— What is asked —
Leaving out all pictures, please print only the lines from the one containing "Rebuild this chart" through the one containing "0.373, 0.005, 0];".

(Code that draws figures)
[BEGIN]
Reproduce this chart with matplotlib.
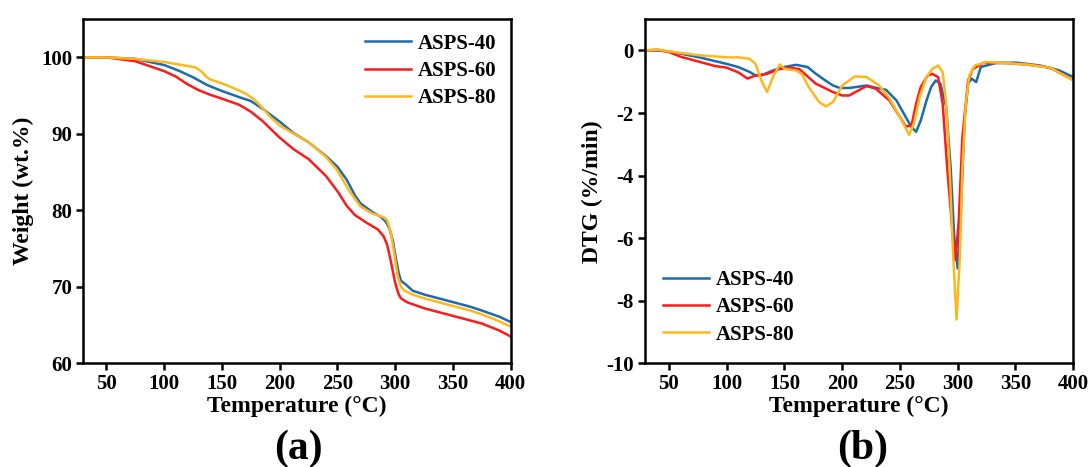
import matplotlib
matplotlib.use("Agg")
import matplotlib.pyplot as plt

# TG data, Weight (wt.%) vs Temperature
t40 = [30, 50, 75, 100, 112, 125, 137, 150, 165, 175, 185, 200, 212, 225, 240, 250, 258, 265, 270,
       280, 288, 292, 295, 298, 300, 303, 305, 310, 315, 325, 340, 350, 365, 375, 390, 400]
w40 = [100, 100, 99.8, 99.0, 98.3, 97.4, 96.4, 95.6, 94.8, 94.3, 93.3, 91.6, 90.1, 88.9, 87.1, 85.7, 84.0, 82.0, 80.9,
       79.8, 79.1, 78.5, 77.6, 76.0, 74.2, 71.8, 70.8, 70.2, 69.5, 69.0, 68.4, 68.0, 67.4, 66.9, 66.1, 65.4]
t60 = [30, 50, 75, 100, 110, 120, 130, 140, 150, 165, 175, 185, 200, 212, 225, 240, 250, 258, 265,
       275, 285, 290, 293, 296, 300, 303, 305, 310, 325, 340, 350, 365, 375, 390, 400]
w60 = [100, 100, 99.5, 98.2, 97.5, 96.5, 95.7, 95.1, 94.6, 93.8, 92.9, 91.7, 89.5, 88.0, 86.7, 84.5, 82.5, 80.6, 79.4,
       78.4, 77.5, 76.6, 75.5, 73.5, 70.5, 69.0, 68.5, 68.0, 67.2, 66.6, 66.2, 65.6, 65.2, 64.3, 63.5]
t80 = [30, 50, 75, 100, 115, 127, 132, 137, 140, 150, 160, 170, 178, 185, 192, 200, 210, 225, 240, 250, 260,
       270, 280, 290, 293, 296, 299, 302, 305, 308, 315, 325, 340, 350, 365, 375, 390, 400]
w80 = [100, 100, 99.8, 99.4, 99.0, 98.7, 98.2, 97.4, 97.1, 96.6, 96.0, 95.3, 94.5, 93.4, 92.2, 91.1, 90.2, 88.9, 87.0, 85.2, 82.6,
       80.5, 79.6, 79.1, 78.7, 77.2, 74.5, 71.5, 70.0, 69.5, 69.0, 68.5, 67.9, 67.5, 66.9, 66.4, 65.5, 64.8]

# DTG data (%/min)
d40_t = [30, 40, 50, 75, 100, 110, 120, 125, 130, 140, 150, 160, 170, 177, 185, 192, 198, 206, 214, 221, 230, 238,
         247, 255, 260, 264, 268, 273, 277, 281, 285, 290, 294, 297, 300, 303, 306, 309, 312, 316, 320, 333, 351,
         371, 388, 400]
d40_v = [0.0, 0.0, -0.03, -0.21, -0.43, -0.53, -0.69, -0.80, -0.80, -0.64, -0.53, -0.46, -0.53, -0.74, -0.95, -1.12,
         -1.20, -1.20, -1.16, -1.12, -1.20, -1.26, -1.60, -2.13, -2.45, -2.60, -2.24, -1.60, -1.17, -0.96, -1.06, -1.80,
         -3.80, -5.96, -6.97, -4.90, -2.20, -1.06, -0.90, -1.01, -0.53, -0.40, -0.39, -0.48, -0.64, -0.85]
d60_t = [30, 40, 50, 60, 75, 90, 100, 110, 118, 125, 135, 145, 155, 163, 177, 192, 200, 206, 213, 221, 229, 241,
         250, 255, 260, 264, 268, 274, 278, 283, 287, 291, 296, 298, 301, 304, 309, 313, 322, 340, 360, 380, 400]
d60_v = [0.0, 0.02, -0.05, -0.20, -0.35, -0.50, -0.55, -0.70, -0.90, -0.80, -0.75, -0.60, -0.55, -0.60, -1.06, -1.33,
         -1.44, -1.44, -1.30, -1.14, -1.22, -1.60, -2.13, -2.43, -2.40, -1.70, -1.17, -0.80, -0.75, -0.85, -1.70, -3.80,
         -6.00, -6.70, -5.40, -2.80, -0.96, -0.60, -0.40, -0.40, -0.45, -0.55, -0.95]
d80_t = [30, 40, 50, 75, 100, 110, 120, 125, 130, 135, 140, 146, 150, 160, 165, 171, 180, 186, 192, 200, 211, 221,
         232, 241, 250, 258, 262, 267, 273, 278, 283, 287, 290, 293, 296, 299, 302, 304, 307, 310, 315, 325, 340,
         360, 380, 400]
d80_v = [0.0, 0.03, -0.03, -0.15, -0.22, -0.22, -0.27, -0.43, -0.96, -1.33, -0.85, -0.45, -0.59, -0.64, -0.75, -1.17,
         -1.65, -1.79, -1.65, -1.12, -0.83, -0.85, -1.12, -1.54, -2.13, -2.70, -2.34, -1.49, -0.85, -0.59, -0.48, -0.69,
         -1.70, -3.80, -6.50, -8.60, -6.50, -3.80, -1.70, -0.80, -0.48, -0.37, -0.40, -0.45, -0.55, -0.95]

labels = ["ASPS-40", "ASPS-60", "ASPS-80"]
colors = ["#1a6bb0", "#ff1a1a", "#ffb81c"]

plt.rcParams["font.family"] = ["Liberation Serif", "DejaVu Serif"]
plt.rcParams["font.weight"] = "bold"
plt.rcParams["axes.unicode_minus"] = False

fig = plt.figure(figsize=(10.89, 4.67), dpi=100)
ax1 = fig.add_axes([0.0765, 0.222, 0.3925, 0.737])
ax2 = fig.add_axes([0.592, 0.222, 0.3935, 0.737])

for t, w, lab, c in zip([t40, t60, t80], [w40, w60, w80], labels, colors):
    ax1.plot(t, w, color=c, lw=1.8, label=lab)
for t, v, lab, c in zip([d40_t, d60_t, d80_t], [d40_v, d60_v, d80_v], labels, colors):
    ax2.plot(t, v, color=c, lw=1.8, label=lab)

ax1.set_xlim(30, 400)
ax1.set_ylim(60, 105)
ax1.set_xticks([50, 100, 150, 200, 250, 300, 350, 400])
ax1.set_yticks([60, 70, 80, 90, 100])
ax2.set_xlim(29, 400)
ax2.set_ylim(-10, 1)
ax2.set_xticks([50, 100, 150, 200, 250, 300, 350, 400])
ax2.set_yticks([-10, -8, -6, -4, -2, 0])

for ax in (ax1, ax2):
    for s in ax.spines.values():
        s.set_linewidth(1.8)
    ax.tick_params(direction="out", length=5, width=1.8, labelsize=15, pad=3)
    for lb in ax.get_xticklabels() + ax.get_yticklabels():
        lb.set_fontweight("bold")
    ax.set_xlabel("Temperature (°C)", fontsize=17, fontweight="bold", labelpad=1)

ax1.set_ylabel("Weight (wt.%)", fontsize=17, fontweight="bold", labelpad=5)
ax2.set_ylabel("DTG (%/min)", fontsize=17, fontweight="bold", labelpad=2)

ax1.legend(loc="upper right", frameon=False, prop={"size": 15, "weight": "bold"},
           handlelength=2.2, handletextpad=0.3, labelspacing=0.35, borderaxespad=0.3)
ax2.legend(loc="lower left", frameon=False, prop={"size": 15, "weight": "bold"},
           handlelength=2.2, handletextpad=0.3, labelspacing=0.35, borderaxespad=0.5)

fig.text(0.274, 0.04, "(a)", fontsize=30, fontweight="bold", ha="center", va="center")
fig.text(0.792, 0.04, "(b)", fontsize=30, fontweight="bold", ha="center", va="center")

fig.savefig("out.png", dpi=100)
[END]
[BEGIN]
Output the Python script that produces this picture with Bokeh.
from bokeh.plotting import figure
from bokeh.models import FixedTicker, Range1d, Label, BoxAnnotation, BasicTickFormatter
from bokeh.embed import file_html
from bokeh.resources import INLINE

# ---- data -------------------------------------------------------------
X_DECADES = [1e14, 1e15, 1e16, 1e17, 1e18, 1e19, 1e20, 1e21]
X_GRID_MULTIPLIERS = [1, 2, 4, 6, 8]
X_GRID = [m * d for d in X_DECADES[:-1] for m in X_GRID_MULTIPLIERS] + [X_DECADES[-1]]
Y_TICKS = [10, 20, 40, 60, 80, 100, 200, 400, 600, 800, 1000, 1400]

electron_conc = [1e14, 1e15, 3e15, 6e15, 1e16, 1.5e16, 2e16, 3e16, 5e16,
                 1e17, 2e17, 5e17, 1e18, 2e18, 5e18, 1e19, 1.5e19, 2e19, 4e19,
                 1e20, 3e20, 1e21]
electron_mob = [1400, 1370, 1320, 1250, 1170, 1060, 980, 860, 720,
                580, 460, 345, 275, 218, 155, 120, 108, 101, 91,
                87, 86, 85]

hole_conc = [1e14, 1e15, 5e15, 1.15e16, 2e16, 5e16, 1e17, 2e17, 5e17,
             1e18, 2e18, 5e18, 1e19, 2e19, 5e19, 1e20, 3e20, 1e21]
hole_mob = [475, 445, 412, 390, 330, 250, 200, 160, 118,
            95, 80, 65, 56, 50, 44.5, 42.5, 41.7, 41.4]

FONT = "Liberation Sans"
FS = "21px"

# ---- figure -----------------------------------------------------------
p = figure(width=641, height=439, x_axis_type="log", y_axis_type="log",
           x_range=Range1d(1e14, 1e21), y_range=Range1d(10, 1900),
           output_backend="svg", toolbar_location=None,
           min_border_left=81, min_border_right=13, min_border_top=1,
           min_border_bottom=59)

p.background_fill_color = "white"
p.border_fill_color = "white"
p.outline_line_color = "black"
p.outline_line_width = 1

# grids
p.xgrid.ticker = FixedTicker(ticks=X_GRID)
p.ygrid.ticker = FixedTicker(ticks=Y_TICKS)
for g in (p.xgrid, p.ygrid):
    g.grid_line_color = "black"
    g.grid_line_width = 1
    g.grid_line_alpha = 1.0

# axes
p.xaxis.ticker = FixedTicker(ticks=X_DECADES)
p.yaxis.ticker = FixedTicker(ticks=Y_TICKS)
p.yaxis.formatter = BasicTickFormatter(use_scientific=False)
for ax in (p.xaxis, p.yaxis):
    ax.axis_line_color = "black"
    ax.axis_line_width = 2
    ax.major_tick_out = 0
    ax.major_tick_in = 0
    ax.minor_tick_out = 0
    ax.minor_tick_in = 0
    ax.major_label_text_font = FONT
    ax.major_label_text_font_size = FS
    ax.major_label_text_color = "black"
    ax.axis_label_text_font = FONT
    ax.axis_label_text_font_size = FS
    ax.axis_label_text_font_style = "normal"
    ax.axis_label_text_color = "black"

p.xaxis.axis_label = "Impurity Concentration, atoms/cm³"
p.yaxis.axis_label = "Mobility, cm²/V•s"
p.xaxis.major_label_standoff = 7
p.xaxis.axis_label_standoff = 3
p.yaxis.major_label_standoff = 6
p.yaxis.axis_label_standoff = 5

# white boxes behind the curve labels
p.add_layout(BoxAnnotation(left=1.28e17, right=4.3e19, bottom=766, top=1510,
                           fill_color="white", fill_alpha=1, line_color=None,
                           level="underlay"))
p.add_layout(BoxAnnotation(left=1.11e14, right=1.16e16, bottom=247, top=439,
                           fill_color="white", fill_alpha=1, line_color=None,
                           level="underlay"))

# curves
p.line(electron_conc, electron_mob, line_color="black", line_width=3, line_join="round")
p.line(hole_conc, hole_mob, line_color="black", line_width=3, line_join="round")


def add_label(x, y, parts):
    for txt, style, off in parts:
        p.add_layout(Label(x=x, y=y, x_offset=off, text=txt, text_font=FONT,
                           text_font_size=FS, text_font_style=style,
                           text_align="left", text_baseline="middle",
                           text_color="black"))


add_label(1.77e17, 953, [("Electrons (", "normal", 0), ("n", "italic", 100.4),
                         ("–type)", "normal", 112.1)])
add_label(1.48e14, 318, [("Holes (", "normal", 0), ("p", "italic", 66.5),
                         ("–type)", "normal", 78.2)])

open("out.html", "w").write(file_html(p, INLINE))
[END]
[BEGIN]
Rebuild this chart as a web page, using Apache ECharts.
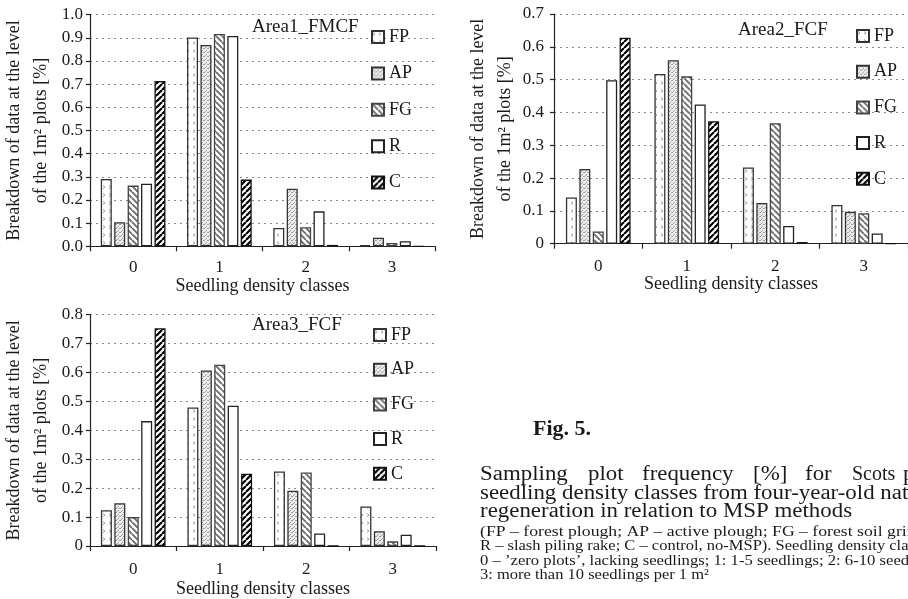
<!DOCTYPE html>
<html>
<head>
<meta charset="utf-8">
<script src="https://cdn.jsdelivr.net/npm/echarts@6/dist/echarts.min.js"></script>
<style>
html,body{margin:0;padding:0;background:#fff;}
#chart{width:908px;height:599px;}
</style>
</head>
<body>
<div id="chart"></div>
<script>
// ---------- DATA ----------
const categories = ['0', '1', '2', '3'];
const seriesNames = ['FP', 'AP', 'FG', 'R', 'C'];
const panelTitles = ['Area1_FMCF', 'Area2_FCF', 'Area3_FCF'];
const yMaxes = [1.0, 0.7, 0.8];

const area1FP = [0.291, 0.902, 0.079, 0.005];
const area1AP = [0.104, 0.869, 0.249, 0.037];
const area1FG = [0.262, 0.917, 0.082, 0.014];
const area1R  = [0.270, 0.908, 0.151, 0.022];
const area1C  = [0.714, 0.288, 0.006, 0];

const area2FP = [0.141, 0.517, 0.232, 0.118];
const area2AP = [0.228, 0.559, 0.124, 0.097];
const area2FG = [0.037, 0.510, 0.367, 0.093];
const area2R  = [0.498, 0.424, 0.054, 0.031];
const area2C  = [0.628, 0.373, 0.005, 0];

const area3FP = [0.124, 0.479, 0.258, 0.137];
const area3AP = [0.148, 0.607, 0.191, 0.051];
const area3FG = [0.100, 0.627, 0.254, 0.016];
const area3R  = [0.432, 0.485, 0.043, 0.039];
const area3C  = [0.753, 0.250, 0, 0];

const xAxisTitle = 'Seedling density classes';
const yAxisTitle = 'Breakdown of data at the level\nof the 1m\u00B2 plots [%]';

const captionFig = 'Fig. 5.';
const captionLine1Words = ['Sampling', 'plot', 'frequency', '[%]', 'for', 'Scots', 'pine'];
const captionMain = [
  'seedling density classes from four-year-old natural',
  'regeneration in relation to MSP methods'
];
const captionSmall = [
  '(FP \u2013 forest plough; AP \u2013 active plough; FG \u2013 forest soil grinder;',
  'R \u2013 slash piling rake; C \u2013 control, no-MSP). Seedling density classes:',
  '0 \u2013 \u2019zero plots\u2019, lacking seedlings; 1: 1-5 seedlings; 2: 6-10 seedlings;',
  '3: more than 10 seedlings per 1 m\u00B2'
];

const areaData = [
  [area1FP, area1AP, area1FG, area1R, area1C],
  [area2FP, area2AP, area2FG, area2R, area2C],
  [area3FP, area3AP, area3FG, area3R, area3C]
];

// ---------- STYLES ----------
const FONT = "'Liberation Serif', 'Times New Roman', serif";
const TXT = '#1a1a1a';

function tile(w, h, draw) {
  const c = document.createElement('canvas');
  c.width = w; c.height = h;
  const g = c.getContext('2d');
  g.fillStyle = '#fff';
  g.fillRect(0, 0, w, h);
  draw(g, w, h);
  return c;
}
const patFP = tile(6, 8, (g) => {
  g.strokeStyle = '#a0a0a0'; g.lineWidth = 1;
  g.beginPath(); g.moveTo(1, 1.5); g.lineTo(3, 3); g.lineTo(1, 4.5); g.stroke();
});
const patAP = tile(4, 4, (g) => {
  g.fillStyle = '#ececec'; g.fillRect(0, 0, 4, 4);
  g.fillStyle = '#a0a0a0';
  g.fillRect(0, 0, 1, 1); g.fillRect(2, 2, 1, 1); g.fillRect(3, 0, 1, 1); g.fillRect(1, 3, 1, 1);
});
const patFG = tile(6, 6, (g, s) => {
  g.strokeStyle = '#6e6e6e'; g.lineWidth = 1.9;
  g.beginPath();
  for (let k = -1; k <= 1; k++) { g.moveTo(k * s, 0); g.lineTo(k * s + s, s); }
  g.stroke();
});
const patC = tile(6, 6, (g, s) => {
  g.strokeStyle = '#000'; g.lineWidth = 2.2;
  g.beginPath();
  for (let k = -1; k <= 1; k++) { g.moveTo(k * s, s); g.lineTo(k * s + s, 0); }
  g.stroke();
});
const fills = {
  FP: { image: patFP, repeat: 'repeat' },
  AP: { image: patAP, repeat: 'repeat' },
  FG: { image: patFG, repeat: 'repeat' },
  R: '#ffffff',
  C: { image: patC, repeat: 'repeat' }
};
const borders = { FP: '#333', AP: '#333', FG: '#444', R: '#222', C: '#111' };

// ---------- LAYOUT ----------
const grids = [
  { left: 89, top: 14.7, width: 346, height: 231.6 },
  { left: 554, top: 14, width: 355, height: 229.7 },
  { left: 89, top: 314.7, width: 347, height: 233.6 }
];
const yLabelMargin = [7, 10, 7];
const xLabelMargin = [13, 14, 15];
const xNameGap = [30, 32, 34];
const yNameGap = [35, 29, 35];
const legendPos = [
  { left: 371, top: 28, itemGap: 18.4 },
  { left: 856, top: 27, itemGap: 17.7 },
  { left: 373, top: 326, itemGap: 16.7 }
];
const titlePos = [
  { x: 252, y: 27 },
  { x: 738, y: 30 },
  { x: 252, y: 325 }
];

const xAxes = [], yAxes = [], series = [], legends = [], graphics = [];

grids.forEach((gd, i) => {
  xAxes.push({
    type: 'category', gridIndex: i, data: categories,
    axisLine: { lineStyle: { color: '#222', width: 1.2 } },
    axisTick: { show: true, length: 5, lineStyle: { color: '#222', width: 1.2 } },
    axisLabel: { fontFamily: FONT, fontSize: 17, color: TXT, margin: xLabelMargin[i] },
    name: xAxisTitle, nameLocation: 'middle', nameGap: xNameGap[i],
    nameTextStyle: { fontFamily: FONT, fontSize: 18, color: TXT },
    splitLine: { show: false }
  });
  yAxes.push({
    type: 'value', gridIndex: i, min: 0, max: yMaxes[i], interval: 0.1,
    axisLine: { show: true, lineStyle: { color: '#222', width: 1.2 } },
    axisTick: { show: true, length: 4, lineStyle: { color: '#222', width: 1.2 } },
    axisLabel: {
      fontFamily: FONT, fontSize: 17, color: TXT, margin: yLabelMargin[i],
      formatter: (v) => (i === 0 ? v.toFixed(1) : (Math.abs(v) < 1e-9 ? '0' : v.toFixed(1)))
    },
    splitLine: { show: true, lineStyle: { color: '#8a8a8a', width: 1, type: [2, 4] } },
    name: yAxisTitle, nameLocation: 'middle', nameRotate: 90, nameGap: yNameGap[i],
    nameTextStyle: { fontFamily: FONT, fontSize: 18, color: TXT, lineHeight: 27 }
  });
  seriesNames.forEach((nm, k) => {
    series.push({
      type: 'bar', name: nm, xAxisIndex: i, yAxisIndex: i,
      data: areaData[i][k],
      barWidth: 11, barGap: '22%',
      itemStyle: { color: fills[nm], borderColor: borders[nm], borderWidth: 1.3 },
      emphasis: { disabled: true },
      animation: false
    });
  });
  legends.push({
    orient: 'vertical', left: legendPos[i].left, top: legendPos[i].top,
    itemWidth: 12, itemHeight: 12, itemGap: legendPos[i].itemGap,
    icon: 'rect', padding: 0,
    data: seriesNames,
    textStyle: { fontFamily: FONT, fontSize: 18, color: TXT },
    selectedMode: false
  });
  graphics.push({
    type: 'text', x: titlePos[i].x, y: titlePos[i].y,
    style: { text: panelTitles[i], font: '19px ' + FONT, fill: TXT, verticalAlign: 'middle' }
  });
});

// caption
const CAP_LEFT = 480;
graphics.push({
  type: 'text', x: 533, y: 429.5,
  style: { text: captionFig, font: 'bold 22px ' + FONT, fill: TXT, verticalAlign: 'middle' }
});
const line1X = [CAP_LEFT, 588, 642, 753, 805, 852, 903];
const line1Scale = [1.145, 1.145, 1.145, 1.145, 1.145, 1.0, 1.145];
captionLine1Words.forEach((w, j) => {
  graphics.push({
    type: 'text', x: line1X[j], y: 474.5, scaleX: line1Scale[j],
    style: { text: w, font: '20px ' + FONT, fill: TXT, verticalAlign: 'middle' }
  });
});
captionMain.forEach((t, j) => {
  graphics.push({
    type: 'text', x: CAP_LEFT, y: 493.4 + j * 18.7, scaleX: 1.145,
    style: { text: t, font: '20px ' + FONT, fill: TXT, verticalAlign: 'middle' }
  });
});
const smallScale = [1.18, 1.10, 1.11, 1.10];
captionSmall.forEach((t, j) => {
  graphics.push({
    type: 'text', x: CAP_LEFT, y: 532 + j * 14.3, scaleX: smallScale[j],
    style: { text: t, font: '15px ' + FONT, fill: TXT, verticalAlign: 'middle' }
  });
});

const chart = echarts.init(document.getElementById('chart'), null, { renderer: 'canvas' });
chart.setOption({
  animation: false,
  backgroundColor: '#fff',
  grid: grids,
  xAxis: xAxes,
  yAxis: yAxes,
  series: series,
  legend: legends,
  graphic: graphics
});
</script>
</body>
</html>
[END]
— The completed task —
Rebuild this chart as a web page, using Apache ECharts.
<!DOCTYPE html>
<html>
<head>
<meta charset="utf-8">
<script src="https://cdn.jsdelivr.net/npm/echarts@6/dist/echarts.min.js"></script>
<style>
html,body{margin:0;padding:0;background:#fff;}
#chart{width:908px;height:599px;}
</style>
</head>
<body>
<div id="chart"></div>
<script>
// ---------- DATA ----------
const categories = ['0', '1', '2', '3'];
const seriesNames = ['FP', 'AP', 'FG', 'R', 'C'];
const panelTitles = ['Area1_FMCF', 'Area2_FCF', 'Area3_FCF'];
const yMaxes = [1.0, 0.7, 0.8];

const area1FP = [0.291, 0.902, 0.079, 0.005];
const area1AP = [0.104, 0.869, 0.249, 0.037];
const area1FG = [0.262, 0.917, 0.082, 0.014];
const area1R  = [0.270, 0.908, 0.151, 0.022];
const area1C  = [0.714, 0.288, 0.006, 0];

const area2FP = [0.141, 0.517, 0.232, 0.118];
const area2AP = [0.228, 0.559, 0.124, 0.097];
const area2FG = [0.037, 0.510, 0.367, 0.093];
const area2R  = [0.498, 0.424, 0.054, 0.031];
const area2C  = [0.628, 0.373, 0.005, 0];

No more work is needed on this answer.